THE TASK » Exclude the pictures and reproduce the remaining data exactly as written.

◇ ◇ ◇

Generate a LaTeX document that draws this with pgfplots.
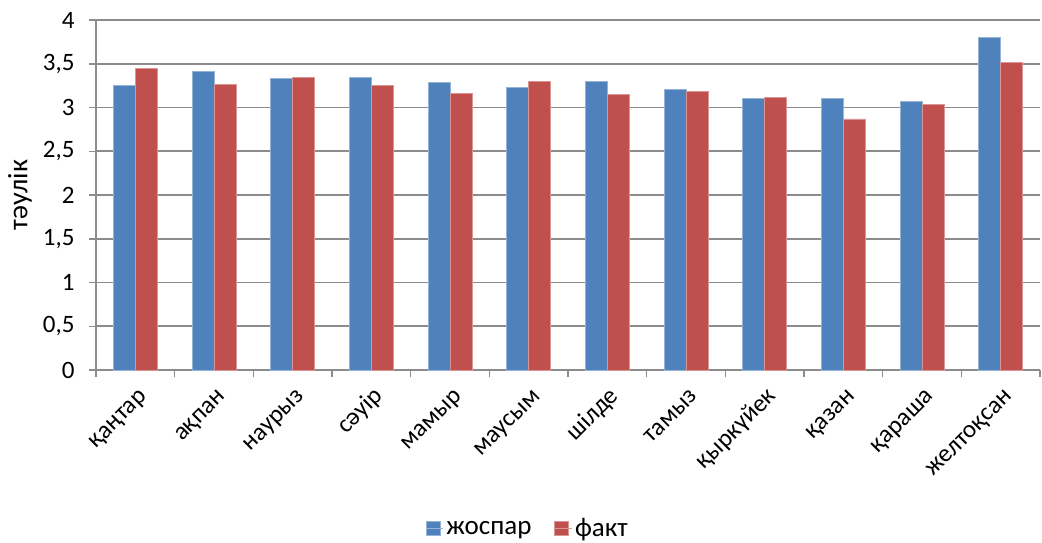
\documentclass[border=0pt]{standalone}
\usepackage{pgfplots}
\pgfplotsset{compat=1.18}
\usepackage{fontspec}
\setmainfont{Carlito}
\definecolor{cblue}{HTML}{4F81BD}
\definecolor{cred}{HTML}{C0504D}
\definecolor{cgrid}{HTML}{8C8C8C}
\begin{document}
\begin{tikzpicture}[x=1pt,y=1pt]
\useasboundingbox (0,0) rectangle (1042,542);
\begin{axis}[
  at={(96pt,172pt)}, anchor=south west,
  scale only axis, width=944pt, height=350pt,
  ybar=0pt, bar width=22pt,
  xmin=-0.5, xmax=11.5, ymin=0, ymax=4,
  axis x line=bottom, axis y line=left,
  axis line style={cgrid, line width=1.8pt, -},
  ytick={0,0.5,...,4},
  every tick label/.append style={font=\fontsize{25}{28}\selectfont},
  yticklabel style={/pgf/number format/use comma,/pgf/number format/fixed, xshift=-11pt},
  /pgf/number format/assume math mode=true,
  ymajorgrids, grid style={cgrid, line width=1.8pt},
  y tick style={cgrid, line width=1.5pt},
  major tick length=7pt,
  tick align=outside,
  xtick={-0.5,0.5,...,11.5}, xticklabels={},
  x tick style={cgrid, line width=1.5pt},
  extra x ticks={0,1,...,11},
  extra x tick labels={қаңтар,ақпан,наурыз,сәуір,мамыр,маусым,шілде,тамыз,қыркүйек,қазан,қараша,желтоқсан},
  extra x tick style={major tick length=0pt, grid=none,
    tick label style={xshift=9pt, yshift=-19pt, rotate=45, anchor=north east, text height=1ex, font=\fontsize{25}{28}\selectfont}},
  ylabel={тәулік},
  every axis y label/.style={at={(-76pt,175pt)}, rotate=90, anchor=center, font=\fontsize{28}{30}\selectfont},
  legend style={at={(0.458,-0.452)}, anchor=center, draw=none, legend columns=2,
    font=\fontsize{27}{29}\selectfont, nodes={inner xsep=3pt},
    /tikz/every even column/.append style={column sep=20pt}},
  legend image code/.code={\fill[#1] (0pt,-7pt) rectangle (14pt,7pt); \path (0pt,0pt) -- (17pt,0pt);},
]
\addplot[fill=cblue, draw=cblue!60!white, line width=0.6pt] coordinates {
(0,3.25) (1,3.41) (2,3.33) (3,3.34) (4,3.29) (5,3.23) (6,3.30) (7,3.21) (8,3.10) (9,3.10) (10,3.07) (11,3.80)};
\addplot[fill=cred, draw=cred!60!white, line width=0.6pt] coordinates {
(0,3.45) (1,3.26) (2,3.34) (3,3.25) (4,3.16) (5,3.30) (6,3.15) (7,3.18) (8,3.12) (9,2.87) (10,3.04) (11,3.52)};
\legend{жоспар,факт}
\end{axis}
\end{tikzpicture}
\end{document}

◇ ◇ ◇

RESULT OF THE EXERCISE »
Generate a LaTeX document that draws this with pgfplots.
\documentclass[border=0pt]{standalone}
\usepackage{pgfplots}
\pgfplotsset{compat=1.18}
\usepackage{fontspec}
\setmainfont{Carlito}
\definecolor{cblue}{HTML}{4F81BD}
\definecolor{cred}{HTML}{C0504D}
\definecolor{cgrid}{HTML}{8C8C8C}
\begin{document}
\begin{tikzpicture}[x=1pt,y=1pt]
\useasboundingbox (0,0) rectangle (1042,542);
\begin{axis}[
  at={(96pt,172pt)}, anchor=south west,
  scale only axis, width=944pt, height=350pt,
  ybar=0pt, bar width=22pt,
  xmin=-0.5, xmax=11.5, ymin=0, ymax=4,
  axis x line=bottom, axis y line=left,
  axis line style={cgrid, line width=1.8pt, -},
  ytick={0,0.5,...,4},
  every tick label/.append style={font=\fontsize{25}{28}\selectfont},
  yticklabel style={/pgf/number format/use comma,/pgf/number format/fixed, xshift=-11pt},
  /pgf/number format/assume math mode=true,
  ymajorgrids, grid style={cgrid, line width=1.8pt},
  y tick style={cgrid, line width=1.5pt},
  major tick length=7pt,
  tick align=outside,
  xtick={-0.5,0.5,...,11.5}, xticklabels={},
  x tick style={cgrid, line width=1.5pt},
  extra x ticks={0,1,...,11},
  extra x tick labels={қаңтар,ақпан,наурыз,сәуір,мамыр,маусым,шілде,тамыз,қыркүйек,қазан,қараша,желтоқсан},
  extra x tick style={major tick length=0pt, grid=none,
    tick label style={xshift=9pt, yshift=-19pt, rotate=45, anchor=north east, text height=1ex, font=\fontsize{25}{28}\selectfont}},
  ylabel={тәулік},
  every axis y label/.style={at={(-76pt,175pt)}, rotate=90, anchor=center, font=\fontsize{28}{30}\selectfont},
  legend style={at={(0.458,-0.452)}, anchor=center, draw=none, legend columns=2,
    font=\fontsize{27}{29}\selectfont, nodes={inner xsep=3pt},
    /tikz/every even column/.append style={column sep=20pt}},
  legend image code/.code={\fill[#1] (0pt,-7pt) rectangle (14pt,7pt); \path (0pt,0pt) -- (17pt,0pt);},
]
\addplot[fill=cblue, draw=cblue!60!white, line width=0.6pt] coordinates {
(0,3.25) (1,3.41) (2,3.33) (3,3.34) (4,3.29) (5,3.23) (6,3.30) (7,3.21) (8,3.10) (9,3.10) (10,3.07) (11,3.80)};
\addplot[fill=cred, draw=cred!60!white, line width=0.6pt] coordinates {
(0,3.45) (1,3.26) (2,3.34) (3,3.25) (4,3.16) (5,3.30) (6,3.15) (7,3.18) (8,3.12) (9,2.87) (10,3.04) (11,3.52)};
\legend{жоспар,факт}
\end{axis}
\end{tikzpicture}
\end{document}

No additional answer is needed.